Data segment »
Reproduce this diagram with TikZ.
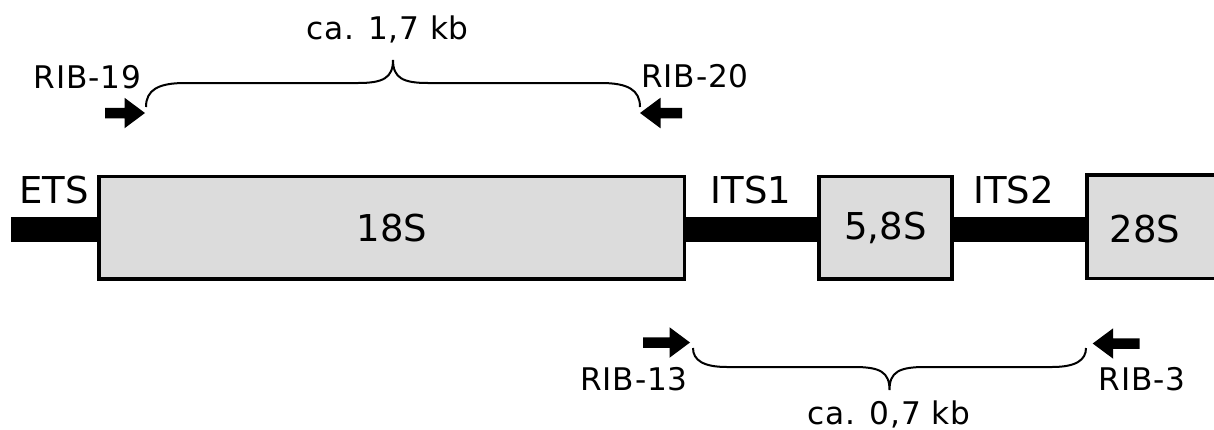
\documentclass[tikz,border=0pt]{standalone}
\usepackage{fontspec}
\setmainfont{DejaVu Sans}
\newfontfamily\lblfont[LetterSpace=2.5]{DejaVu Sans}
\definecolor{boxgray}{HTML}{DCDCDC}
\newcommand\primerarrow[4]{% tip x, tip y, direction, length
  \begin{scope}[shift={(#1,#2)},xscale=#3]
    \fill[primerfill] (0,0) -- (-20.5,-15.25) -- (-20.5,-5.25) -- (-#4,-5.25)
      -- (-#4,5.25) -- (-20.5,5.25) -- (-20.5,15.25) -- cycle;
  \end{scope}}
\begin{document}
\begin{tikzpicture}[x=0.5pt,y=-0.5pt,
  gene/.style={draw=black,line width=1.75pt,fill=boxgray,inner sep=0pt,
    font=\fontsize{18.5}{22}\selectfont},
  big/.style={font=\fontsize{18.5}{22}\selectfont,inner sep=0pt,anchor=base},
  small/.style={font=\lblfont\fontsize{15.6}{18}\selectfont,inner sep=0pt,anchor=base},
  bar/.style={draw=black,line width=12.5pt,line cap=butt},
  brace/.style={draw=black,line width=1pt},
  primerfill/.style={fill=black}]
\useasboundingbox (0,0) rectangle (1214,429);
\clip (0,0) rectangle (1214,429);
% gene boxes
\node[gene,minimum width=292.75pt,minimum height=51.25pt] (s18) at (391.75,227.75) {18S};
\node[gene,minimum width=66.5pt,minimum height=51.25pt] (s58) at (885.5,227.75) {5,8S};
\node[gene,minimum width=86.5pt,minimum height=51.75pt] (s28) at (1173.5,226.75) {};
\node[big] (t28) at (1145,242) {28S};
% spacer bar
\coordinate (ets) at (11,229.5);
\draw[bar] (ets) -- (ets -| s18.west);
\draw[bar] (ets -| s18.east) -- (ets -| s58.west);
\draw[bar] (ets -| s58.east) -- (ets -| s28.west);
% region labels
\node[big] (lets) at (54,203) {ETS};
\node[big] (lits1) at (751,203) {ITS1};
\node[big] (lits2) at (1013.5,203) {ITS2};
% primers
\primerarrow{145}{113}{1}{40}
\primerarrow{640}{113}{-1}{42}
\primerarrow{690}{342.5}{1}{47}
\primerarrow{1092.7}{343.5}{-1}{47}
\node[small] (r19) at (87.5,88) {RIB-19};
\node[small] (r20) at (695,87.3) {RIB-20};
\node[small] (r13) at (634,390) {RIB-13};
\node[small] (r3) at (1142,390.5) {RIB-3};
% braces
\draw[brace] (146,107) .. controls (146,90) and (158,83) .. (185,83) -- (358,83)
  .. controls (383,83) and (393,78) .. (393,60)
  .. controls (393,78) and (403,83) .. (428,83) -- (601,83)
  .. controls (628,83) and (640,90) .. (640,107);
\draw[brace] (693,348) .. controls (693,360) and (703,367) .. (727,367) -- (854,367)
  .. controls (880,367) and (889.5,372) .. (889.5,390)
  .. controls (889.5,372) and (899,367) .. (925,367) -- (1052,367)
  .. controls (1076,367) and (1086,360) .. (1086,348);
\node[small] (kb17) at (387.5,39) {ca. 1,7 kb};
\node[small] (kb07) at (889,424) {ca. 0,7 kb};
\end{tikzpicture}
\end{document}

Task »
Copy the whole listing above word for word but do not carry over the pictures.

Solution below »
Reproduce this diagram with TikZ.
\documentclass[tikz,border=0pt]{standalone}
\usepackage{fontspec}
\setmainfont{DejaVu Sans}
\newfontfamily\lblfont[LetterSpace=2.5]{DejaVu Sans}
\definecolor{boxgray}{HTML}{DCDCDC}
\newcommand\primerarrow[4]{% tip x, tip y, direction, length
  \begin{scope}[shift={(#1,#2)},xscale=#3]
    \fill[primerfill] (0,0) -- (-20.5,-15.25) -- (-20.5,-5.25) -- (-#4,-5.25)
      -- (-#4,5.25) -- (-20.5,5.25) -- (-20.5,15.25) -- cycle;
  \end{scope}}
\begin{document}
\begin{tikzpicture}[x=0.5pt,y=-0.5pt,
  gene/.style={draw=black,line width=1.75pt,fill=boxgray,inner sep=0pt,
    font=\fontsize{18.5}{22}\selectfont},
  big/.style={font=\fontsize{18.5}{22}\selectfont,inner sep=0pt,anchor=base},
  small/.style={font=\lblfont\fontsize{15.6}{18}\selectfont,inner sep=0pt,anchor=base},
  bar/.style={draw=black,line width=12.5pt,line cap=butt},
  brace/.style={draw=black,line width=1pt},
  primerfill/.style={fill=black}]
\useasboundingbox (0,0) rectangle (1214,429);
\clip (0,0) rectangle (1214,429);
% gene boxes
\node[gene,minimum width=292.75pt,minimum height=51.25pt] (s18) at (391.75,227.75) {18S};
\node[gene,minimum width=66.5pt,minimum height=51.25pt] (s58) at (885.5,227.75) {5,8S};
\node[gene,minimum width=86.5pt,minimum height=51.75pt] (s28) at (1173.5,226.75) {};
\node[big] (t28) at (1145,242) {28S};
% spacer bar
\coordinate (ets) at (11,229.5);
\draw[bar] (ets) -- (ets -| s18.west);
\draw[bar] (ets -| s18.east) -- (ets -| s58.west);
\draw[bar] (ets -| s58.east) -- (ets -| s28.west);
% region labels
\node[big] (lets) at (54,203) {ETS};
\node[big] (lits1) at (751,203) {ITS1};
\node[big] (lits2) at (1013.5,203) {ITS2};
% primers
\primerarrow{145}{113}{1}{40}
\primerarrow{640}{113}{-1}{42}
\primerarrow{690}{342.5}{1}{47}
\primerarrow{1092.7}{343.5}{-1}{47}
\node[small] (r19) at (87.5,88) {RIB-19};
\node[small] (r20) at (695,87.3) {RIB-20};
\node[small] (r13) at (634,390) {RIB-13};
\node[small] (r3) at (1142,390.5) {RIB-3};
% braces
\draw[brace] (146,107) .. controls (146,90) and (158,83) .. (185,83) -- (358,83)
  .. controls (383,83) and (393,78) .. (393,60)
  .. controls (393,78) and (403,83) .. (428,83) -- (601,83)
  .. controls (628,83) and (640,90) .. (640,107);
\draw[brace] (693,348) .. controls (693,360) and (703,367) .. (727,367) -- (854,367)
  .. controls (880,367) and (889.5,372) .. (889.5,390)
  .. controls (889.5,372) and (899,367) .. (925,367) -- (1052,367)
  .. controls (1076,367) and (1086,360) .. (1086,348);
\node[small] (kb17) at (387.5,39) {ca. 1,7 kb};
\node[small] (kb07) at (889,424) {ca. 0,7 kb};
\end{tikzpicture}
\end{document}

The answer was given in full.